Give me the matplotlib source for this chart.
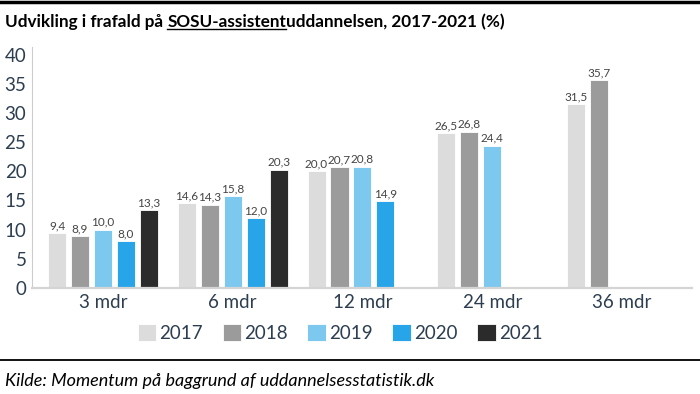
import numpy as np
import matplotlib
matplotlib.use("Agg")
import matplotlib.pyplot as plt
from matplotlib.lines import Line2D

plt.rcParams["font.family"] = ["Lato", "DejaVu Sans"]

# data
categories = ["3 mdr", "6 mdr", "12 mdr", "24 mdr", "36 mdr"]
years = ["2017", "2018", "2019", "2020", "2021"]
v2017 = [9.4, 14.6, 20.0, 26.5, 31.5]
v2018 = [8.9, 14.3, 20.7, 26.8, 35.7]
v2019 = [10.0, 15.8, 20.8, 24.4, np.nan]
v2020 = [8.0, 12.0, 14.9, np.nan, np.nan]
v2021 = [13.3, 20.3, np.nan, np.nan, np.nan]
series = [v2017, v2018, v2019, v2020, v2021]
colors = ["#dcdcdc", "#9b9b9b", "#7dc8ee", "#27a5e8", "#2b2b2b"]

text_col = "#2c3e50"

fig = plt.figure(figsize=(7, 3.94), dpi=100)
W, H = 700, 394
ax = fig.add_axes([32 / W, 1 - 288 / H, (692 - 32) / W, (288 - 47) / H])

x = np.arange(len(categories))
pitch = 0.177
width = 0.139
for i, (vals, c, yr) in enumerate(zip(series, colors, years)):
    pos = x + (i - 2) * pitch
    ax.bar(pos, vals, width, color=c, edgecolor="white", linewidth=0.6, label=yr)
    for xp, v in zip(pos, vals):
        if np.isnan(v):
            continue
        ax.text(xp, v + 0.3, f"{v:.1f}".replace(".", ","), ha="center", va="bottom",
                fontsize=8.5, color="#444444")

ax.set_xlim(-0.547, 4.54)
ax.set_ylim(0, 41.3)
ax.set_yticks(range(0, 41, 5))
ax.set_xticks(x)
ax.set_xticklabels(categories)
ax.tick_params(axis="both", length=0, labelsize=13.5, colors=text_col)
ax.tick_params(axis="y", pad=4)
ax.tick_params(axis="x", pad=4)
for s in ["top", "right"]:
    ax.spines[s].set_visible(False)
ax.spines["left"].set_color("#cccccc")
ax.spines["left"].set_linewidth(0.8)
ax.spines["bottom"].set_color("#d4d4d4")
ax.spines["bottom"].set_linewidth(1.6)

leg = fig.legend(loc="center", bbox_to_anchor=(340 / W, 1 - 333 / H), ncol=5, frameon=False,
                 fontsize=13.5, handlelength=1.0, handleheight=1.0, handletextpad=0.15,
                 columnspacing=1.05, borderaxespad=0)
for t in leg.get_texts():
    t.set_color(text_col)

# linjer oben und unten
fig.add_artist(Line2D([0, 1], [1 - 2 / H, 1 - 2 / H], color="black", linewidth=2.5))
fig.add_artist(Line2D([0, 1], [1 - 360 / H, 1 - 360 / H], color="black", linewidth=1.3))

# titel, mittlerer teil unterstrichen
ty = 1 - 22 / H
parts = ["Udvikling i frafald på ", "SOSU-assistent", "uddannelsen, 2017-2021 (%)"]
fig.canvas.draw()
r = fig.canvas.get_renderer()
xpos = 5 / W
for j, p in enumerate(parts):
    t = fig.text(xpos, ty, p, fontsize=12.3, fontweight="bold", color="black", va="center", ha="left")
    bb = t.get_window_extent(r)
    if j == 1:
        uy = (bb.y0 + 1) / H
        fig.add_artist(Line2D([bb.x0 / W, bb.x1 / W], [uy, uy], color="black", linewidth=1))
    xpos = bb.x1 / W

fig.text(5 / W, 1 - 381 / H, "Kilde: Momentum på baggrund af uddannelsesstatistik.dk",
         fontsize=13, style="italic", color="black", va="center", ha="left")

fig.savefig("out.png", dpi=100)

--------------------------------

Work to do:
Extract each line from the listing that holds the word "matplotlib".

Result for this exercise:
Give me the matplotlib source for this chart.
import matplotlib
matplotlib.use("Agg")
import matplotlib.pyplot as plt
from matplotlib.lines import Line2D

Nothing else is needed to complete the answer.